The days leading up to graduation are often a blur. Focused on getting out of school — and consumed by parties, dinners and whatnot — most students just move on.
Some do spend time reflecting. A few thank one or two teachers, for their help or guidance.
Jaime Bairaktaris did more. Before graduating yesterday from Staples High School, the EMT/Earthplace teacher/photographer hand-delivered notes.
Not just a couple, or even a few. Jaime wrote to nearly 90 people. He wrote every teacher he ever had, from kindergarten through middle school in Redding, and his 4 years at Staples.
He wrote to principals, assistant principals, grade level assistants.

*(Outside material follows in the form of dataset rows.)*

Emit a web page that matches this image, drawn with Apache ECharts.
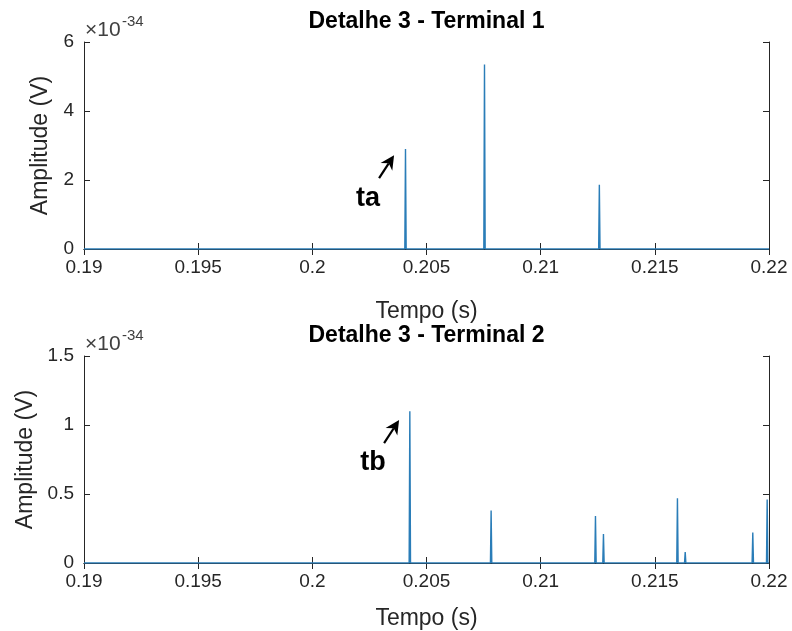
<!DOCTYPE html>
<html>
<head>
	<meta charset="utf-8" />
	<script src="https://cdn.jsdelivr.net/npm/echarts@6/dist/echarts.min.js"></script>
</head>
<body style="margin:0; background-color:#ffffff">
	<div id="main" style="width:792px; height:631px;"></div>
<script type="text/javascript">
	// time axis (s)
	var xMin = 0.19, xMax = 0.22, xStep = 0.005;

	// Terminal 1 spikes (amplitude in units of 1e-34 V)
	var spikeTime1 = [0.20408, 0.20754, 0.21257, 0.2158, 0.2194];
	var spikeAmp1 = [2.9, 5.35, 1.86, 0.03, 0.03];

	// Terminal 2 spikes
	var spikeTime2 = [0.20427, 0.20783, 0.2124, 0.21275, 0.21599, 0.21633, 0.21929, 0.21992];
	var spikeAmp2 = [1.10, 0.38, 0.34, 0.21, 0.47, 0.08, 0.22, 0.46];

	var titles = ['Detalhe 3 - Terminal 1', 'Detalhe 3 - Terminal 2'];
	var yMax = [6, 1.5];
	var yStep = [2, 0.5];

	// annotations: label, arrow tip in data coords
	var notes = [
		{ grid: 0, label: 'ta', tip: [0.20358, 2.72] },
		{ grid: 1, label: 'tb', tip: [0.2038, 1.036] }
	];

	var tickFont = 'Liberation Sans, Arial, sans-serif';
	var axisColor = '#262626';

	function spikeLine(times, amps) {
		var pts = [[xMin, 0]];
		var w = 0.00003;
		for (var i = 0; i < times.length; i++) {
			pts.push([times[i] - w, 0], [times[i], amps[i]], [times[i] + w, 0]);
		}
		pts.push([xMax, 0]);
		return pts;
	}

	var grids = [
		{ left: 84, top: 42, width: 685, height: 207 },
		{ left: 84, top: 356, width: 685, height: 207 }
	];

	var xAxes = [], yAxes = [];
	for (var g = 0; g < 2; g++) {
		xAxes.push({
			type: 'value', gridIndex: g, min: xMin, max: xMax, interval: xStep,
			name: 'Tempo (s)', nameLocation: 'middle', nameGap: g === 0 ? 51 : 44,
			nameTextStyle: { fontFamily: tickFont, fontSize: 23, color: axisColor },
			axisLine: { lineStyle: { color: axisColor, width: 1 } },
			axisTick: { inside: true, length: 6, lineStyle: { color: axisColor } },
			axisLabel: {
				fontFamily: tickFont, fontSize: 19, color: axisColor, margin: 9,
				formatter: function (v) { return String(+v.toFixed(3)); }
			},
			splitLine: { show: false }
		});
		xAxes.push({
			type: 'value', gridIndex: g, position: 'top', min: xMin, max: xMax, interval: xStep,
			axisLine: { lineStyle: { color: axisColor, width: 1 } },
			axisTick: { inside: true, length: 6, lineStyle: { color: axisColor } },
			axisLabel: { show: false },
			splitLine: { show: false }
		});
		yAxes.push({
			type: 'value', gridIndex: g, min: 0, max: yMax[g], interval: yStep[g],
			name: 'Amplitude (V)', nameLocation: 'middle', nameGap: g === 0 ? 20 : 28,
			nameTextStyle: { fontFamily: tickFont, fontSize: 23, color: axisColor },
			axisLine: { show: true, lineStyle: { color: axisColor, width: 1 } },
			axisTick: { show: true, inside: true, length: 6, lineStyle: { color: axisColor } },
			axisLabel: { fontFamily: tickFont, fontSize: 19, color: axisColor, margin: 10 },
			splitLine: { show: false }
		});
		yAxes.push({
			type: 'value', gridIndex: g, position: 'right', min: 0, max: yMax[g], interval: yStep[g],
			axisLine: { show: true, lineStyle: { color: axisColor, width: 1 } },
			axisTick: { show: true, inside: true, length: 6, lineStyle: { color: axisColor } },
			axisLabel: { show: false },
			splitLine: { show: false }
		});
	}

	var lineColor = '#2a7db8';
	var myChart = echarts.init(document.getElementById('main'));

	var option = {
		backgroundColor: '#ffffff',
		animation: false,
		grid: grids,
		xAxis: xAxes,
		yAxis: yAxes,
		series: [
			{
				type: 'line', xAxisIndex: 0, yAxisIndex: 0, data: spikeLine(spikeTime1, spikeAmp1),
				showSymbol: false, lineStyle: { color: lineColor, width: 1.4 }, z: 5
			},
			{
				type: 'line', xAxisIndex: 2, yAxisIndex: 2, data: spikeLine(spikeTime2, spikeAmp2),
				showSymbol: false, lineStyle: { color: lineColor, width: 1.4 }, z: 5
			}
		]
	};
	myChart.setOption(option);

	// titles, exponent labels, arrows
	var gfx = [];
	for (var g = 0; g < 2; g++) {
		var gr = grids[g];
		gfx.push({
			type: 'text', x: gr.left + gr.width / 2, y: gr.top - 20,
			style: { text: titles[g], fontFamily: 'Liberation Sans, sans-serif', fontWeight: 'bold', fontSize: 23, fill: '#000', align: 'center', verticalAlign: 'middle' }
		});
		gfx.push({
			type: 'text', x: gr.left + 1, y: gr.top - 12,
			style: { text: '\u00d710', fontFamily: tickFont, fontSize: 21, fill: '#404040', align: 'left', verticalAlign: 'middle' }
		});
		gfx.push({
			type: 'text', x: gr.left + 38, y: gr.top - 20,
			style: { text: '-34', fontFamily: tickFont, fontSize: 15, fill: '#404040', align: 'left', verticalAlign: 'middle' }
		});
	}

	notes.forEach(function (n) {
		var tip = myChart.convertToPixel({ gridIndex: n.grid }, n.tip);
		var tail = [tip[0] - 15, tip[1] + 23];
		var dx = tip[0] - tail[0], dy = tip[1] - tail[1];
		var L = Math.sqrt(dx * dx + dy * dy);
		var ux = dx / L, uy = dy / L;
		var hl = 14, hw = 7;
		var base = [tip[0] - ux * hl, tip[1] - uy * hl];
		var notch = [tip[0] - ux * hl * 0.7, tip[1] - uy * hl * 0.7];
		gfx.push({
			type: 'line', shape: { x1: tail[0], y1: tail[1], x2: notch[0], y2: notch[1] },
			style: { stroke: '#000', lineWidth: 2.2 }
		});
		gfx.push({
			type: 'polygon',
			shape: { points: [tip, [base[0] - uy * hw, base[1] + ux * hw], notch, [base[0] + uy * hw, base[1] - ux * hw]] },
			style: { fill: '#000' }
		});
		gfx.push({
			type: 'text', x: tip[0] - 26, y: tip[1] + 43,
			style: { text: n.label, fontFamily: 'Liberation Sans, sans-serif', fontWeight: 'bold', fontSize: 27, fill: '#000', align: 'center', verticalAlign: 'middle' }
		});
	});

	myChart.setOption({ graphic: gfx });
</script>
</body>
</html>
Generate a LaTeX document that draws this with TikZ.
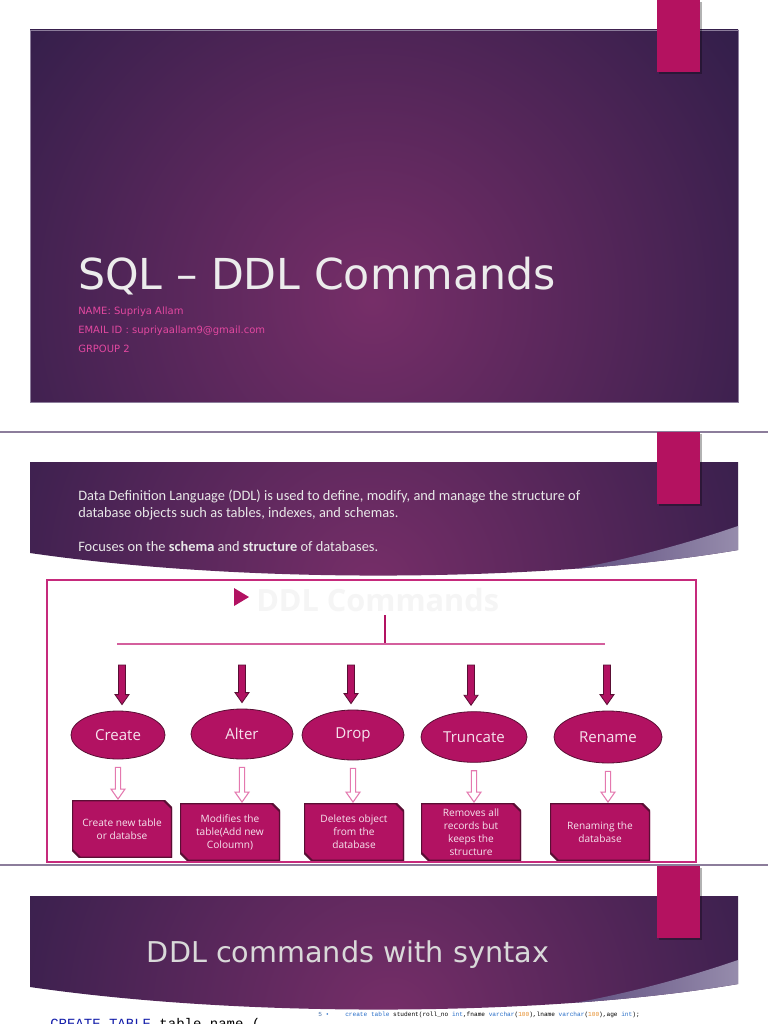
\documentclass[tikz,border=0pt]{standalone}
\usepackage{fontspec}
\setmainfont{DejaVu Sans}
\setmonofont{Liberation Mono}
\newfontfamily\bodyfont{Carlito}
\newfontfamily\shapefont{Open Sans}
\usetikzlibrary{calc,shapes.geometric}

\definecolor{deepnavy}{RGB}{32,26,66}
\definecolor{glowpurple}{RGB}{118,46,104}
\definecolor{tabpink}{RGB}{180,18,96}
\definecolor{namepink}{RGB}{226,72,160}
\definecolor{titlegrey}{RGB}{236,236,236}
\definecolor{bodygrey}{RGB}{232,232,232}
\definecolor{framepink}{RGB}{198,42,124}
\definecolor{boxpink}{RGB}{178,18,98}
\definecolor{boxedge}{RGB}{90,14,52}
\definecolor{shapetext}{RGB}{246,228,238}
\definecolor{hollowpink}{RGB}{228,120,175}
\definecolor{sepgrey}{RGB}{140,125,155}
\definecolor{wedgeleft}{RGB}{88,70,122}
\definecolor{wedgeright}{RGB}{150,140,172}
\definecolor{sqlblue}{RGB}{20,30,170}
\definecolor{kwblue}{RGB}{40,110,200}
\definecolor{numorange}{RGB}{230,140,40}

\tikzset{nameline/.style={anchor=base west, inner sep=0, text=namepink, font=\fontsize{7.5}{9}\selectfont}}
\tikzset{bodytext/.style={anchor=base west, inner sep=0, text=bodygrey, align=left, font=\bodyfont\fontsize{10.8}{12.75}\selectfont}}
\tikzset{cmd/.style={ellipse, fill=boxpink, draw=boxedge, line width=.6pt, inner sep=0, text=shapetext, font=\shapefont\fontsize{11.3}{13}\selectfont}}
\tikzset{snipbox/.style={minimum width=75pt, minimum height=43pt, inner sep=1pt, align=center, text=shapetext,
    font=\shapefont\fontsize{7.6}{9.75}\selectfont,
    path picture={\fill[boxpink, draw=boxedge, line width=1.6pt]
      (path picture bounding box.north west) -- ([xshift=-6pt]path picture bounding box.north east)
      -- ([yshift=-6pt]path picture bounding box.north east) -- (path picture bounding box.south east)
      -- ([xshift=6pt]path picture bounding box.south west) -- ([yshift=6pt]path picture bounding box.south west) -- cycle;}}}
\tikzset{blkarrow/.style={fill=boxpink, draw=boxedge, line width=.6pt}}
\tikzset{hollowarrow/.style={fill=white, draw=hollowpink, line width=.8pt}}
\tikzset{branch/.style={draw=framepink!75!white, line width=.8pt}}
\tikzset{tabshade/.style={fill=black, opacity=.3}}

% down arrow as a block: style, start, end, half shaft
\newcommand{\dnarrow}[4]{%
  \draw[#1] let \p1=(#2), \p2=(#3) in
    (\x1-#4,\y1) -- (\x1-#4,\y2+7.5pt) -- (\x1-5.25pt,\y2+7.5pt) -- (\x1,\y2)
    -- (\x1+5.25pt,\y2+7.5pt) -- (\x1+#4,\y2+7.5pt) -- (\x1+#4,\y1) -- cycle;}

% curved header band of a slide, shifted down by #1, glow at x #2
\newcommand{\slideband}[2]{%
  \begin{scope}[shift={(0,#1)}]
    \clip (30,462) -- (738,462) -- (738,550) .. controls (550,582) and (250,585) .. (30,553) -- cycle;
    \shade[inner color=glowpurple, outer color=deepnavy] (#2,585) circle (560);
    \shade[left color=wedgeleft, right color=wedgeright] (738,526) .. controls (680,546) and (610,564) .. (550,573) -- (550,600) -- (738,600) -- cycle;
  \end{scope}}

\begin{document}
\begin{tikzpicture}[x=0.75pt, y=-0.75pt]
\useasboundingbox (0,0) rectangle (768,1024);
\fill[white] (0,0) rectangle (768,1024);

% title slide
\begin{scope}
  \clip (30,30) rectangle (738,402);
  \shade[inner color=glowpurple, outer color=deepnavy] (372,300) circle (580);
\end{scope}
\draw[sepgrey, line width=.4pt] (30,30) rectangle (738,402);
\node[anchor=base west, inner sep=0, text=titlegrey, font=\fontsize{32}{38}\selectfont] (title) at (78,289) {SQL – DDL Commands};
\node[nameline] (name) at (78,314) {NAME: Supriya Allam};
\node[nameline] (email) at (78,333) {EMAIL ID : supriyaallam9@gmail.com};
\node[nameline] (group) at (78,352) {GRPOUP 2};

% page breaks
\draw[sepgrey, line width=.8pt] (0,432) -- (768,432);
\draw[sepgrey, line width=.8pt] (0,865) -- (768,865);

% second slide
\slideband{0}{370}
\node[bodytext] (intro) at (78,517) {Data Definition Language (DDL) is used to define, modify, and manage the structure of\\database objects such as tables, indexes, and schemas.};
\node[bodytext] (focus) at (78,551) {Focuses on the \textbf{schema} and \textbf{structure} of databases.};

% diagram
\draw[framepink, fill=white, line width=1.1pt] (47,580) rectangle (696,862);
\fill[boxpink] (234,588) -- (249,597) -- (234,606) -- cycle;
\node[anchor=base west, inner sep=0, text=white!96!black, font=\shapefont\bfseries\fontsize{23}{26}\selectfont] (ddlhead) at (256,611) {DDL Commands};
\coordinate (stem) at (385,615);
\coordinate (hub) at (385,644);
\coordinate (hl) at (117,644);
\coordinate (hr) at (605,644);
\draw[branch, draw=boxpink] (stem) -- (hub);
\draw[branch] (hl) -- (hr);

\foreach \nm/\px/\py/\w/\h/\ax in {Create/118/735/70.5/36/122, Alter/242/734/76.5/37.5/242, Drop/353/735/76.5/37.5/351, Truncate/474/737/79.5/38/471, Rename/608/737/81/39/607}{
  \node[cmd, minimum width=\w pt, minimum height=\h pt] (c\nm) at (\px,\py) {\nm};
  \coordinate (a\nm) at (\ax,665);
  \dnarrow{blkarrow}{a\nm}{$(c\nm.north)+(0,-6)$}{2.6pt}
}

\foreach \nm/\px/\py/\txt in {Create/122/829/{Create new table\\or databse}, Alter/230/832/{Modifies the\\table(Add new\\Coloumn)}, Drop/354/832/{Deletes object\\from the\\database}, Truncate/471/832/{Removes all\\records but\\keeps the\\structure}, Rename/600/832/{Renaming the\\database}}{
  \node[snipbox] (b\nm) at (\px,\py) {\txt};
  \dnarrow{hollowarrow}{$(c\nm.south)+(0,8)$}{$(b\nm.north)+(0,-1)$}{2pt}
}

% third slide
\slideband{434}{390}
\node[text=titlegrey!92!black, font=\fontsize{21.5}{26}\selectfont] (syntax) at (348,955) {DDL commands with syntax};
\node[anchor=base west, inner sep=0, font=\ttfamily\fontsize{10.5}{12}\selectfont] (createsql) at (50,1028) {\textcolor{sqlblue}{CREATE TABLE} table\_name (};
\node[anchor=base west, inner sep=0, font=\ttfamily\fontsize{4.6}{5}\selectfont] (lineno) at (318,1016) {\textcolor{kwblue!60!gray}{5} \textcolor{kwblue}{•}};
\node[anchor=base west, inner sep=0, font=\ttfamily\fontsize{4.6}{5}\selectfont] (sqlline) at (345,1016) {\textcolor{kwblue}{create table} student(roll\_no \textcolor{kwblue}{int},fname \textcolor{kwblue}{varchar}(\textcolor{numorange}{100}),lname \textcolor{kwblue}{varchar}(\textcolor{numorange}{100}),age \textcolor{kwblue}{int});};

% tabs
\foreach \ty in {0,432,866}{
  \fill[tabshade] (659,\ty+2) rectangle (702,\ty+74);
  \fill[tabpink] (657,\ty) rectangle (700,\ty+72);
}
\end{tikzpicture}
\end{document}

He even thanked me for influencing him, through my writing and our conversations.
Jamie calls it “a type of closure on my part.” I call it remarkable.
In his notes — each of which included a hand-written, personal thank-you at the end, and was printed on hard stock paper, suitable for framing — Jaime said that he’d spent 2,528 days in school: “nearly 40% of my entire life sitting behind a desk, on a carpet, at a computer, on a swing, on a bus, holding a pencil, biting a pencil, laughing, crying, talking, thinking, learning.”
Through learning, he was taught “how to read, write, speak, count, add, subtract, multiply, divide, apologize, hate, wish, dream, think, act, run, jump, play, throw, belong, love, help, care.”
Every teacher, he said, taught him something:
Things that are so commonly simple, yet so vital to life. I have been taught things so complex that I’m told only time will surely show me how they work. But for everything I have been taught, I am extremely grateful. Without people like you, I would not be where I am today.
Jaime concluded: “After 2,528 days, you did it. With the knowledge you’ve given me, you’ve changed my life. Thank you for teaching.”